Interactive Scala Shell
The easiest way to start using Spark is through the Scala shell:
./bin/spark-shell
Try the following command, which should return 1000:
scala> sc.parallelize(1 to 1000).count()
Interactive Python Shell
Alternatively, if you prefer Python, you can use the Python shell:
./bin/pyspark
And run the following command, which should also return 1000:
>>> sc.parallelize(range(1000)).count()
Example Programs
Spark also comes with several sample programs in the examples
directory.
To run one of them, use ./bin/run-example <class> [params]
. For example:
./bin/run-example SparkPi
will run the Pi example locally.
You can set the MASTER environment variable when running examples to submit
examples to a cluster. This can be a mesos:// or spark:// URL,
"yarn-cluster" or "yarn-client" to run on YARN, and "local" to run
locally with one thread, or "local[N]" to run locally with N threads. You
can also use an abbreviated class name if the class is in the examples
package. For instance:
MASTER=spark://host:7077 ./bin/run-example SparkPi
Many of the example programs print usage help if no params are given.
Running Tests
Testing first requires building Spark. Once Spark is built, tests can be run using:
./dev/run-tests
Please see the guidance on how to run tests for a module, or individual tests.
A Note About Hadoop Versions
Spark uses the Hadoop core library to talk to HDFS and other Hadoop-supported storage systems. Because the protocols have changed in different versions of Hadoop, you must build Spark against the same version that your cluster runs.

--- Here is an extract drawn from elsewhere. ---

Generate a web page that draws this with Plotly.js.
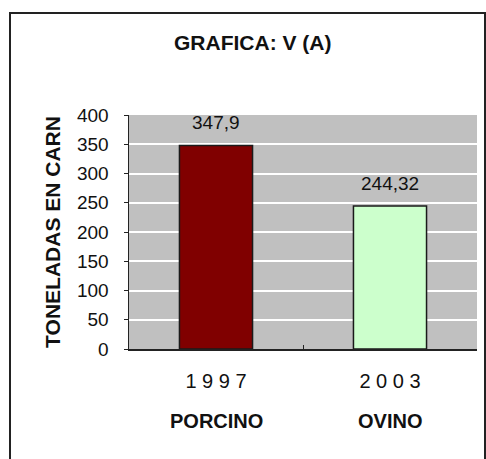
<!DOCTYPE html>
<html>
<head>
<meta charset="utf-8">
<script src="https://cdn.plot.ly/plotly-3.0.1.min.js"></script>
<style>
  body { margin: 0; background: #fff; }
  #chart1 { width: 486px; height: 459px; }
</style>
</head>
<body>
<div id="chart1"></div>
<script>
// data
var years = ["1997", "2003"]
var species = ["PORCINO", "OVINO"]
var tons = [347.9, 244.32]
var barColors = ["#800000", "#ccffcc"]

window.onload = function(){

    // "1 9 9 7" style spaced tick labels
    var tickLabels = years.map(y => y.split("").join(" "))
    // decimal comma as in the original
    var valueLabels = tons.map(v => String(v).replace(".", ","))

    var notes = []
    for (let i=0; i<species.length; i++){
        notes.push({
            x: i, y: tons[i], xref: "x", yref: "y",
            text: valueLabels[i], showarrow: false,
            yanchor: "bottom", yshift: 10,
            font: {family: "Liberation Sans, Arial", size: 19, color: "#111"}
        })
        notes.push({
            x: i, y: -0.308, xref: "x", yref: "paper",
            text: "<b>" + species[i] + "</b>", showarrow: false,
            yanchor: "middle",
            font: {family: "Liberation Sans, Arial", size: 20, color: "#111"}
        })
    }

    Plotly.newPlot("chart1", [{
        x: species,
        y: tons,
        type: "bar",
        width: 0.42,
        marker: {color: barColors, line: {color: "#1a1a1a", width: 1.5}},
        hoverinfo: "none"
    }], {
        width: 486,
        height: 459,
        margin: {l: 129, r: 9, t: 115, b: 110},
        paper_bgcolor: "#fff",
        plot_bgcolor: "#c0c0c0",
        showlegend: false,
        title: {
            text: "<b>GRAFICA: V (A)</b>",
            xref: "container", x: 0.52, xanchor: "center",
            yref: "container", y: 1 - 43/459, yanchor: "middle",
            font: {family: "Liberation Sans, Arial", size: 21, color: "#111"}
        },
        xaxis: {
            type: "category",
            range: [-0.5, 1.5],
            tickvals: species,
            ticktext: tickLabels,
            tickson: "boundaries",
            ticks: "inside",
            ticklen: 4,
            tickcolor: "#222",
            tickangle: 0,
            showline: true,
            linecolor: "#222",
            linewidth: 1.5,
            showgrid: false,
            ticklabelstandoff: 13,
            tickfont: {family: "Liberation Sans, Arial", size: 20, color: "#111"},
            fixedrange: true
        },
        yaxis: {
            range: [0, 400],
            dtick: 50,
            ticks: "outside",
            ticklen: 4,
            tickcolor: "#222",
            showline: true,
            linecolor: "#222",
            linewidth: 1.5,
            gridcolor: "#fff",
            gridwidth: 2,
            zeroline: false,
            ticklabelstandoff: 11,
            tickfont: {family: "Liberation Sans, Arial", size: 19, color: "#111"},
            title: {
                text: "<b>TONELADAS EN CARN</b>",
                standoff: 10,
                font: {family: "Liberation Sans, Arial", size: 21, color: "#111"}
            },
            automargin: false,
            fixedrange: true
        },
        annotations: notes,
        shapes: [{
            // outer frame of the picture
            type: "rect", xref: "paper", yref: "paper",
            x0: (10-129)/348, x1: (485-129)/348,
            y0: (349-475)/234, y1: (349-13)/234,
            line: {color: "#222", width: 2},
            fillcolor: "rgba(0,0,0,0)",
            layer: "below"
        }]
    }, {displayModeBar: false, staticPlot: true})
}
</script>
</body>
</html>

Please refer to the build documentation at "Specifying the Hadoop Version" for detailed guidance on building for a particular distribution of Hadoop, including building for particular Hive and Hive Thriftserver distributions. See also "Third Party Hadoop Distributions" for guidance on building a Spark application that works with a particular distribution.
Configuration
Please refer to the Configuration guide in the online documentation for an overview on how to configure Spark.